───── Data for the task ─────
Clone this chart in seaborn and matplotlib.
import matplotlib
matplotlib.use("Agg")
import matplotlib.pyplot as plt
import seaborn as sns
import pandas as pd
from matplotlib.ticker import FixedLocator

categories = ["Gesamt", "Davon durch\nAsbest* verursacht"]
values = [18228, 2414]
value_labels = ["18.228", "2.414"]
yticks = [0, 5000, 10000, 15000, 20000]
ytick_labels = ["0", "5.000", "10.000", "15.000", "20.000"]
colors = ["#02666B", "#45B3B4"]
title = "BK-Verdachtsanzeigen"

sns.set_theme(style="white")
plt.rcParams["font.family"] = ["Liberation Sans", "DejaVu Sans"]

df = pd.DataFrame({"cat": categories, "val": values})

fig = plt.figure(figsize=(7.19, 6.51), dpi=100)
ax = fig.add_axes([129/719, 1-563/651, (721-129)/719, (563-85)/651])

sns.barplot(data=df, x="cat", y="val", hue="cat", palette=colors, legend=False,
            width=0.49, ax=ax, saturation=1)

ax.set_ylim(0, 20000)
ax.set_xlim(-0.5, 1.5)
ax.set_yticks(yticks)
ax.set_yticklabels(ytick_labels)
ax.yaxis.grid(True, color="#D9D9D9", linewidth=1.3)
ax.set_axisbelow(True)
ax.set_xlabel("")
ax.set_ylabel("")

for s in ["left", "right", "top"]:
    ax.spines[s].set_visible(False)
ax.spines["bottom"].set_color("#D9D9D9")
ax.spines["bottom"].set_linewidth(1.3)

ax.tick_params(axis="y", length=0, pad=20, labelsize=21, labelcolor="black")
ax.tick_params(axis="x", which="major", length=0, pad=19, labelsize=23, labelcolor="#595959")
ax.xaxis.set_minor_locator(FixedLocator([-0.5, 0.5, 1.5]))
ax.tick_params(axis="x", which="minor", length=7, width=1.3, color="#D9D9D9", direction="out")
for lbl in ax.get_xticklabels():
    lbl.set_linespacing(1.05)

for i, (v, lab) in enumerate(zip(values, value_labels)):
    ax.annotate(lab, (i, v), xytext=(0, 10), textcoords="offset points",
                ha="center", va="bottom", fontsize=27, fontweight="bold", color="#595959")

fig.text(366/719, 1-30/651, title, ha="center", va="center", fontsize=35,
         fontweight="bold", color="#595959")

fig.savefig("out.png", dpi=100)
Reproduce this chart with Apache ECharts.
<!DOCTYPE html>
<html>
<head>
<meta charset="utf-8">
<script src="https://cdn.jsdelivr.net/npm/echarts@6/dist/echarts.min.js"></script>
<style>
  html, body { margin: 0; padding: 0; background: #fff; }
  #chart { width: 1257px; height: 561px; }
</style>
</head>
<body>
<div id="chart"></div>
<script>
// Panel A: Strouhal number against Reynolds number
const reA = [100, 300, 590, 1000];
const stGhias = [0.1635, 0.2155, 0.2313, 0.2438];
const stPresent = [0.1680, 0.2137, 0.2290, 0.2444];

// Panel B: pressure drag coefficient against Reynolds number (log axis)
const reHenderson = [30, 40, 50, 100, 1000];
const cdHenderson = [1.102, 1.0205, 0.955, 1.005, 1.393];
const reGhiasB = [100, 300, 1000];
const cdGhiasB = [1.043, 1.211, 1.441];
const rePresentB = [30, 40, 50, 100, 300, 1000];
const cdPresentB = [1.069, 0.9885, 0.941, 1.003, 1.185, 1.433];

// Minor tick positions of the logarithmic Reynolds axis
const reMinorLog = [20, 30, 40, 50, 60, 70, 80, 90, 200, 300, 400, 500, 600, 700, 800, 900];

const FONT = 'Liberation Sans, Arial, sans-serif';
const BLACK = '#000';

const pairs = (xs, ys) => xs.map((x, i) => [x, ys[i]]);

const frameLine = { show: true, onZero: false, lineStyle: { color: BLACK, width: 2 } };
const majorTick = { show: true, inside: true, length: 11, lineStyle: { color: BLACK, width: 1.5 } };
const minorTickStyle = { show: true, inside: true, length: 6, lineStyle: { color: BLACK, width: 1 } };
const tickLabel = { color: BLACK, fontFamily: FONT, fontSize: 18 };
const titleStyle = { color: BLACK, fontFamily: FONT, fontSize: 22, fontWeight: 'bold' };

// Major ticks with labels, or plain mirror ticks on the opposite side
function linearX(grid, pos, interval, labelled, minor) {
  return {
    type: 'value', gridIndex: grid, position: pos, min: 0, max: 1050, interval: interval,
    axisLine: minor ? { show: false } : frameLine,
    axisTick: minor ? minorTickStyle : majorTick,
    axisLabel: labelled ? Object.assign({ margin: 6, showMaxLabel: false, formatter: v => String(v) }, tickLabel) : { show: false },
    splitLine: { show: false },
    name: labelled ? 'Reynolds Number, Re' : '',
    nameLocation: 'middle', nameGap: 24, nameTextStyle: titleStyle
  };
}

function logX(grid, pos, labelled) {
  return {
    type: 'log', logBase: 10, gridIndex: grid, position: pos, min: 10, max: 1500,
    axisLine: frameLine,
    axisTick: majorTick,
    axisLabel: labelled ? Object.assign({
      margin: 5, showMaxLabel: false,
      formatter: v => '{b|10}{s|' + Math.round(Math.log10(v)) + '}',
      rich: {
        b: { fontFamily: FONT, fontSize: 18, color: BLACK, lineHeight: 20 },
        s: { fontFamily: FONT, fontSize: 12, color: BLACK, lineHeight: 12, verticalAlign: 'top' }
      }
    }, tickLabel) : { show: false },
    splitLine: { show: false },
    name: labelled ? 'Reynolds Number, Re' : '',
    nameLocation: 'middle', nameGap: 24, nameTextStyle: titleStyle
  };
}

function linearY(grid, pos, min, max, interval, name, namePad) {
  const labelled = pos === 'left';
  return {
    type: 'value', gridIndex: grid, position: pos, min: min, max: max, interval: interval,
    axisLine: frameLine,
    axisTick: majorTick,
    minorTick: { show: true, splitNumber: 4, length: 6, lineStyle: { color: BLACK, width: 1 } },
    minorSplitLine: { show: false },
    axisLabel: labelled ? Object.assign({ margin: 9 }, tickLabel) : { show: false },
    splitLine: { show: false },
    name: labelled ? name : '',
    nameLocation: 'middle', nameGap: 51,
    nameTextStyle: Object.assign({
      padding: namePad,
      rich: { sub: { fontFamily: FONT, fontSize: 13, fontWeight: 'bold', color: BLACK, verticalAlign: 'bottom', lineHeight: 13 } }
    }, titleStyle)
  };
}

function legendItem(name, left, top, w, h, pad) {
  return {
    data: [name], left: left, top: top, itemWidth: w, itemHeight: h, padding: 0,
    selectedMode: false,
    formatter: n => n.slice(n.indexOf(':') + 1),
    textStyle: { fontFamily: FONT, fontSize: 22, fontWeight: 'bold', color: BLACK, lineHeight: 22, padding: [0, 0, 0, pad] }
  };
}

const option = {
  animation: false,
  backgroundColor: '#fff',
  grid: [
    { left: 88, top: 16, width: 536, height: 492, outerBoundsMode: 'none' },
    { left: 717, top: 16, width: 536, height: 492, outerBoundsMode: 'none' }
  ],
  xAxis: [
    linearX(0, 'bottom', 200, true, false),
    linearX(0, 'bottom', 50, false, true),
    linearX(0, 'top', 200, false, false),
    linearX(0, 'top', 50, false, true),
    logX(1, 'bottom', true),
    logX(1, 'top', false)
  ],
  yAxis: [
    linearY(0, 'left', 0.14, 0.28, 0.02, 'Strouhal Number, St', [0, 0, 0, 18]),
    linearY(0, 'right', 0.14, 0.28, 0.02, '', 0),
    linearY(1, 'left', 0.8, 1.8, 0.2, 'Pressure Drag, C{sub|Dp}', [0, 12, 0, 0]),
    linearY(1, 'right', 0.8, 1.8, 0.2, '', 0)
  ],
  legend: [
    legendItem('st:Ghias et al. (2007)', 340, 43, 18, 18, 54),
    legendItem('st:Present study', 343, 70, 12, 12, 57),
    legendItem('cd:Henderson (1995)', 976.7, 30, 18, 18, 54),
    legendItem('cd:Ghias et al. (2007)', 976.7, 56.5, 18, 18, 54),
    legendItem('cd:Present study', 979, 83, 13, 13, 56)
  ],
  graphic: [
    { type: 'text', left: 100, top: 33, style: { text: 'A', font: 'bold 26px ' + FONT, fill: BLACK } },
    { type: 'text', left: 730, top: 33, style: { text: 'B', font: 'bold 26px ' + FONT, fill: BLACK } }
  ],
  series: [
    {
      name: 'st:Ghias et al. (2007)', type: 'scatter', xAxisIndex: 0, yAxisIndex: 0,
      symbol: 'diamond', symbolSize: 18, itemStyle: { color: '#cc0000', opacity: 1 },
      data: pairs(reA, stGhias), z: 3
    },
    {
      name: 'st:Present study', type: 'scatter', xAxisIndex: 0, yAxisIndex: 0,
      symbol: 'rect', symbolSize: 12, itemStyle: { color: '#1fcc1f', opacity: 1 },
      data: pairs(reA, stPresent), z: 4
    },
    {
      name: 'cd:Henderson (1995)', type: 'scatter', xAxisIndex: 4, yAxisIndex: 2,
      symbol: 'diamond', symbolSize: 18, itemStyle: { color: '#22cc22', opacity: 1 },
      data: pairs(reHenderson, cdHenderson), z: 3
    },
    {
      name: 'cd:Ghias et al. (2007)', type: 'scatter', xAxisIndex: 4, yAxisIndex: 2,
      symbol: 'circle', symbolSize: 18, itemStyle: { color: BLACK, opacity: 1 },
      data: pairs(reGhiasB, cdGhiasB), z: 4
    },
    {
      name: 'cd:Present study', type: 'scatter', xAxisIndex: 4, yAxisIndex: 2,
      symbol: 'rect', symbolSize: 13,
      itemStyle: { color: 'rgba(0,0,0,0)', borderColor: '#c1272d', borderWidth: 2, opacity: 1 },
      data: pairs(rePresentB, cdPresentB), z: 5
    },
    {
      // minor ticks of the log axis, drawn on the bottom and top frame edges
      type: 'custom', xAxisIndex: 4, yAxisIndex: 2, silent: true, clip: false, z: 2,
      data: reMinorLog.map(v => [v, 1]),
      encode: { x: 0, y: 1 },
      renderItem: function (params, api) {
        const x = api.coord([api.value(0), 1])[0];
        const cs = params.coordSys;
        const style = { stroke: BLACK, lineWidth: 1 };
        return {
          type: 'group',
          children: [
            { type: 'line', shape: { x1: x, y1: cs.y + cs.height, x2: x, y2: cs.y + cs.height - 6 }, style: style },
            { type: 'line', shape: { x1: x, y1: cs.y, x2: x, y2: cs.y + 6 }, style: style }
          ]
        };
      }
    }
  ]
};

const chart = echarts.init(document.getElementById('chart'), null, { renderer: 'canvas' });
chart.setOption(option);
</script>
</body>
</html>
─────
> Prompt: Taking the records above, retype every line from the one with "Reproduce this chart with Apache ECharts." down to the one with "const pairs = (xs, ys)", exactly and with nothing else.

> Solution:
Reproduce this chart with Apache ECharts.
<!DOCTYPE html>
<html>
<head>
<meta charset="utf-8">
<script src="https://cdn.jsdelivr.net/npm/echarts@6/dist/echarts.min.js"></script>
<style>
  html, body { margin: 0; padding: 0; background: #fff; }
  #chart { width: 1257px; height: 561px; }
</style>
</head>
<body>
<div id="chart"></div>
<script>
// Panel A: Strouhal number against Reynolds number
const reA = [100, 300, 590, 1000];
const stGhias = [0.1635, 0.2155, 0.2313, 0.2438];
const stPresent = [0.1680, 0.2137, 0.2290, 0.2444];

// Panel B: pressure drag coefficient against Reynolds number (log axis)
const reHenderson = [30, 40, 50, 100, 1000];
const cdHenderson = [1.102, 1.0205, 0.955, 1.005, 1.393];
const reGhiasB = [100, 300, 1000];
const cdGhiasB = [1.043, 1.211, 1.441];
const rePresentB = [30, 40, 50, 100, 300, 1000];
const cdPresentB = [1.069, 0.9885, 0.941, 1.003, 1.185, 1.433];

// Minor tick positions of the logarithmic Reynolds axis
const reMinorLog = [20, 30, 40, 50, 60, 70, 80, 90, 200, 300, 400, 500, 600, 700, 800, 900];

const FONT = 'Liberation Sans, Arial, sans-serif';
const BLACK = '#000';

const pairs = (xs, ys) => xs.map((x, i) => [x, ys[i]]);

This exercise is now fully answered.